Later, like all alliances of convenience, this one soured in an act of betrayal. Nolan went to the FBI and tried to spur an investigation into Brown. Ironically, the FBI probe he set into motion ended up sending Nolan to prison for 10 years.
"We were really good friends," Brown says of Nolan. "I went to his wedding. I was there when one of his kids was born. I never knew he was such a rotten son of a bitch."
"[Brown] was extremely comfortable dealing with real hard-right Republicans," Walters says. "He could turn them against each other. By bolstering the far right he would disempower the moderate Republicans and prevent them from making a deal with moderate Democrats that would undercut him."
William Bagley takes a more positive spin on Brown's ability to coalesce power. "He would know everyone's proclivities," he says. "He'd know when to cooperate with someone, when to put someone on a committee, when to give them a vote, he knew the characters of all his members inside out, what they needed. That's how he created his ongoing speakership."
Bagley says Brown sometimes controlled people by sheer force of will. Bagley remembers a regents meeting -- Brown is an ex officio regent -- when hundreds of angry students were protesting UC President David Gardner's lucrative pension, which had been granted at the same time the regents raised student fees.
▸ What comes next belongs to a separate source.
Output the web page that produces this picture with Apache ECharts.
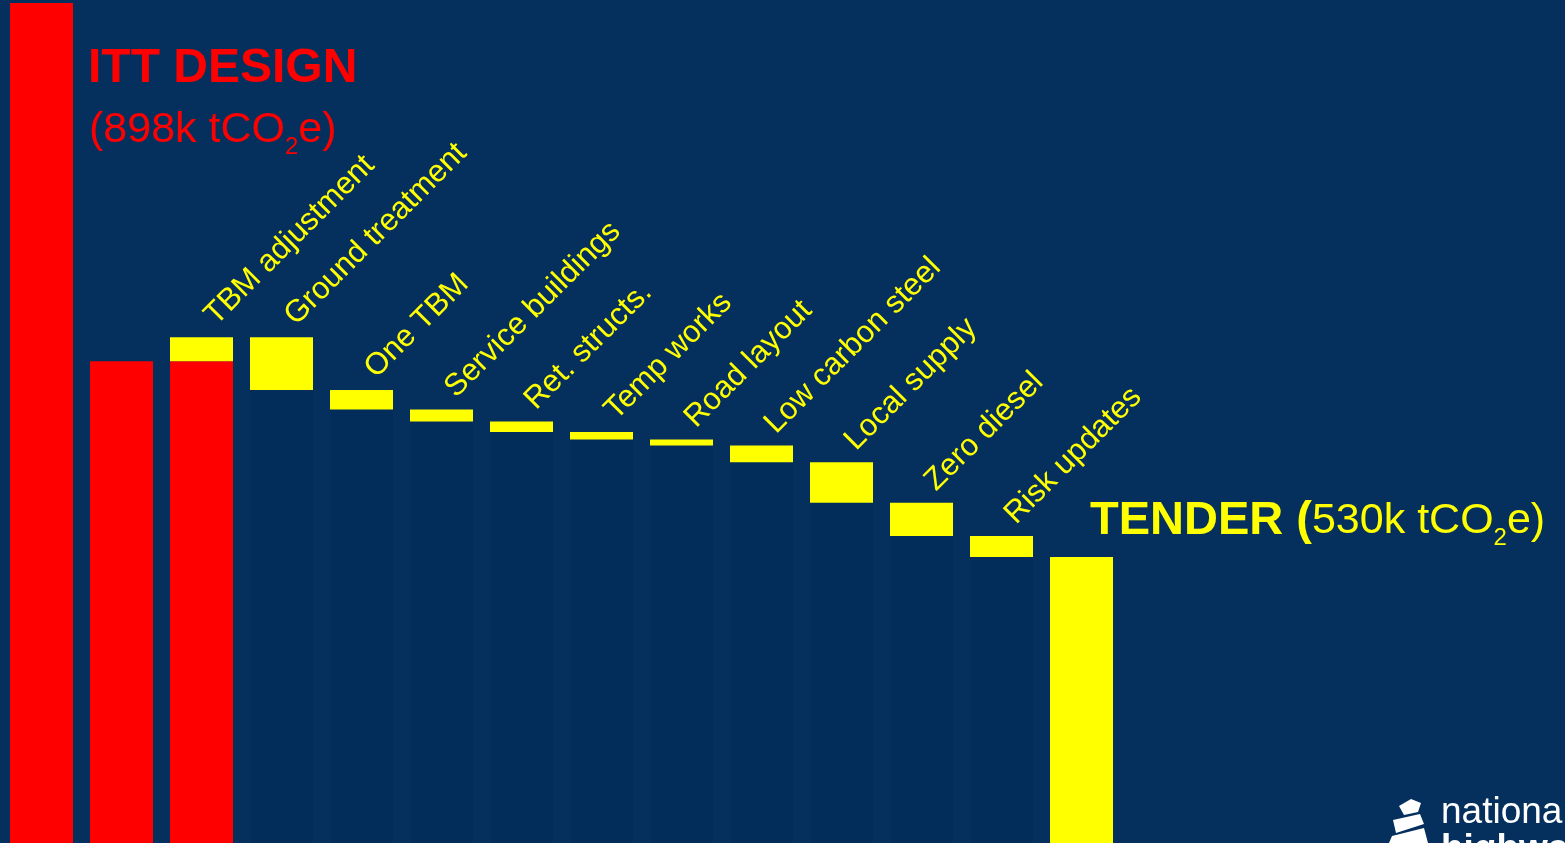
<!DOCTYPE html>
<html>
<head>
<meta charset="utf-8">
<script src="https://cdn.jsdelivr.net/npm/echarts@6/dist/echarts.min.js"></script>
<style>
html,body{margin:0;padding:0;background:#05305e;}
#chart{width:1565px;height:843px;}
</style>
</head>
<body>
<div id="chart"></div>
<script>
// ---- data (k tCO2e) ----
const categories = ['ITT DESIGN', '', 'TBM adjustment', 'Ground treatment', 'One TBM', 'Service buildings',
  'Ret. structs.', 'Temp works', 'Road layout', 'Low carbon steel', 'Local supply', 'Zero diesel', 'Risk updates', 'TENDER'];
// level at which each column's base ends
const baseValues = [898, 660, 660, 641, 628, 620, 613, 608, 604, 593, 566, 544, 530, 530];
// size of each step drawn on top of the base
const stepValues = [null, null, 16, 35, 13, 8, 7, 5, 4, 11, 27, 22, 14, null];
// kind of base: 'itt' (red), 'float' (hidden placeholder), 'tender' (yellow)
const baseKinds = ['itt', 'itt', 'itt', 'float', 'float', 'float', 'float', 'float', 'float', 'float', 'float', 'float', 'float', 'tender'];
const yMin = 340, yMax = 898;

const RED = '#ff0000', YELLOW = '#ffff00', BG = '#05305e', FLOAT = '#022c5a';
const FONT = '"Liberation Sans", Arial, Helvetica, sans-serif';

const chart = echarts.init(document.getElementById('chart'), null, {renderer: 'canvas'});

const kindColor = {itt: RED, float: FLOAT, tender: YELLOW};

// helper: lay out a run of text pieces (with subscripts) as graphic texts
const ctx = document.createElement('canvas').getContext('2d');
function textRun(x, y, pieces) {
  const out = [];
  let cx = x;
  pieces.forEach(p => {
    const font = (p.bold ? 'bold ' : '') + p.size + 'px ' + FONT;
    ctx.font = font;
    const w = ctx.measureText(p.text).width;
    out.push({
      type: 'text', x: cx, y: y + (p.dy || 0), z: 100,
      style: {text: p.text, fill: p.color, font: font, textAlign: 'left', textVerticalAlign: 'middle'}
    });
    cx += w;
  });
  return out;
}

// simple logo mark (decorative)
const logoMark = {
  type: 'group', z: 100,
  children: [
    {type: 'polygon', shape: {points: [[1399, 806], [1411, 799], [1421, 803], [1418, 812], [1404, 815]]}, style: {fill: '#ffffff'}},
    {type: 'polygon', shape: {points: [[1393, 820], [1420, 814], [1424, 824], [1396, 833]]}, style: {fill: '#ffffff'}},
    {type: 'polygon', shape: {points: [[1389, 843], [1392, 836], [1424, 828], [1428, 843]]}, style: {fill: '#ffffff'}}
  ]
};

const graphics = [].concat(
  textRun(88, 69, [{text: 'ITT DESIGN', size: 48, bold: true, color: RED}]),
  textRun(89, 130, [
    {text: '(898k tCO', size: 43, color: RED},
    {text: '2', size: 24, color: RED, dy: 17},
    {text: 'e)', size: 43, color: RED}
  ]),
  textRun(1090, 521, [
    {text: 'TENDER (', size: 47, bold: true, color: YELLOW},
    {text: '530k tCO', size: 43, color: YELLOW},
    {text: '2', size: 24, color: YELLOW, dy: 17},
    {text: 'e)', size: 43, color: YELLOW}
  ]),
  textRun(1441, 813, [{text: 'national', size: 37, color: '#ffffff'}]),
  textRun(1441, 850, [{text: 'highways', size: 37, bold: true, color: '#ffffff'}]),
  [logoMark]
);

chart.setOption({
  backgroundColor: BG,
  animation: false,
  grid: {left: 1.5, right: 443.5, top: 3, bottom: 0, containLabel: false},
  xAxis: {type: 'category', data: categories, show: false},
  yAxis: {type: 'value', min: yMin, max: yMax, show: false},
  series: [
    {
      type: 'bar', stack: 'w', barWidth: 63, z: 2,
      data: baseValues.map((v, i) => ({value: v, itemStyle: {color: kindColor[baseKinds[i]]}}))
    },
    {
      type: 'bar', stack: 'w', barWidth: 63, z: 3,
      itemStyle: {color: YELLOW},
      data: stepValues.map(v => v == null ? '-' : v),
      label: {
        show: true, position: [40, -17], rotate: 45,
        align: 'left', verticalAlign: 'middle',
        color: YELLOW, fontSize: 31, fontFamily: FONT,
        formatter: p => categories[p.dataIndex]
      }
    }
  ],
  graphic: graphics
});
</script>
</body>
</html>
"There were two, three hundred of them screaming," Bagley recalls. "Willie didn't even have to get up. He just leaned into the microphone and in that voice he said, 'I fought a long, hard time to have the voice I have, and you are going to listen to it.' " Bagley says the room went dead in a matter of seconds.
"Now if he can do that with a group of protesting students, imagine what he can do in San Francisco," Bagley adds.
Like Bagley, UC Berkeley political science professor Bruce Cain doesn't doubt Brown's ability to fathom and control the crazy factions of San Francisco politics.
Cain, who worked as a reapportionment adviser to Brown, thinks the style Brown developed in Sacramento will fit here quite nicely.
"The key to San Francisco is your ability to do good politics," Cain says. "You have to build a coalition and keep tending it after you get elected. That's all Willie did in Sacramento. He did politics day in, day out. It doesn't matter if you are dealing with the nurses union of the Richmond District Democratic Club. It's all about dealing with demands."
Cain does have one concern about a Brown mayoralty, however. "I think maybe halfway through his term he'll say, 'Why did I do this?' " he says. "He wants the job because he loves the city and he's looking for the next stage in his life. His personality abhors a vacuum. But based on what I know about him it's quite possible that he isn't going to enjoy this job as much as being speaker. I think he's already had the best job of his life.